The expected results until the end of the ARTISTIC project include the study of other electrode chemistries, deeper insights of the manufacturing steps, the demonstration of the optimization of electrode architectures and the release of the web application allowing to perform manufacturing/electrochemistry simulations and optimizations online.
- achievement (i) introduces a new methodology which eases the use of CGMD for the simulation of multiple types of slurry chemistries;
- (ii) introduces an experimentally validated DEM model allowing to describe explicitly the mechanical interactions between active material particles and carbon-binder domain (CBD) (more realistic than considering only active material as in the few previously reported DEM models in litterature);
- (iii) is a novel generic code which can mesh any kind of complex structure with any kind of number of materials types, which allows accounting for different physics for the active material and CBD in the electrochemical performance models in achievements (v) and (vi);
- (iv) introduced a new model able to predict, with 3D resolution, how liquid electrolyte penetrates in the predicted electrode mesostructures;
- (v) and (vi) allowed for the first time simulating the electrochemical response of the electrodes by accounting by the explicit location of both active material particles and CBD, in stark contrast to previously reported litterature where active material and CBD were considered as a single solid phase with the same physical properties (e.g. electronic conductivity);
- (vii) constitutes an inherent novelty of this project (the combination within a single computational workflow of discrete and continuum models, in order to establish the link between chemistry/formulation/manufacturing process and electrochemical performance);
- (viii) introduced the first demonstration of the application of ML to discover correlations between LIB electrodes formulation/manufacturing parameters paving the way to the optimization of the manufacturing process;
- (ix) constitutes very important data ressources for manufacturing/electrochemical models parameterization and validation;
- There is no equivalent of the achievement (x) as far as we know. It aims allowing users to explore the data produced in the project in interactive way;
- Regarding (xi), it is the first time that VR serious games are developed/demonstrated for teaching battery concepts. Through strong collaboration with ergonomers/cognitive scientists, we have shown that VR helps at understanding complex properties and operation principles of battery electrodes. These VR serious games are also efficient at showcasing the ARTISTIC results in front of students and the general public.
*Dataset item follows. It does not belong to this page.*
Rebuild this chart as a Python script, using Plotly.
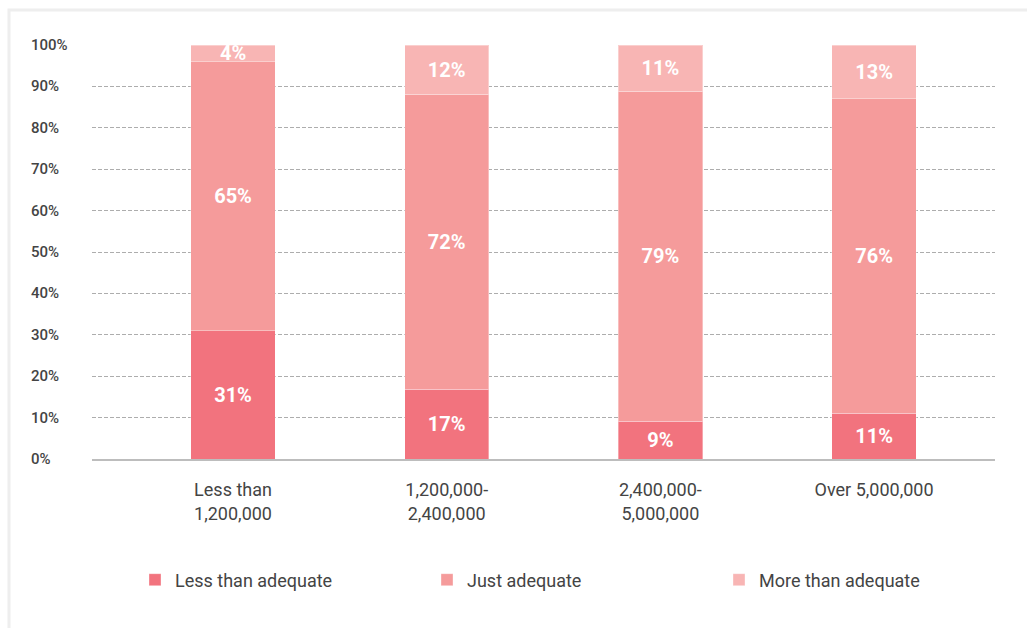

We have used these tools in University lectures, and we have performed demonstrations in conferences and science popularization events (e.g. Pint of Science, Science is Wonderful, etc.).
The expected results until the end of the ARTISTIC project include the study of other electrode chemistries, deeper insights of the manufacturing steps, the demonstration of the optimization of electrode architectures and the release of the web application allowing to perform manufacturing/electrochemistry simulations and optimizations online.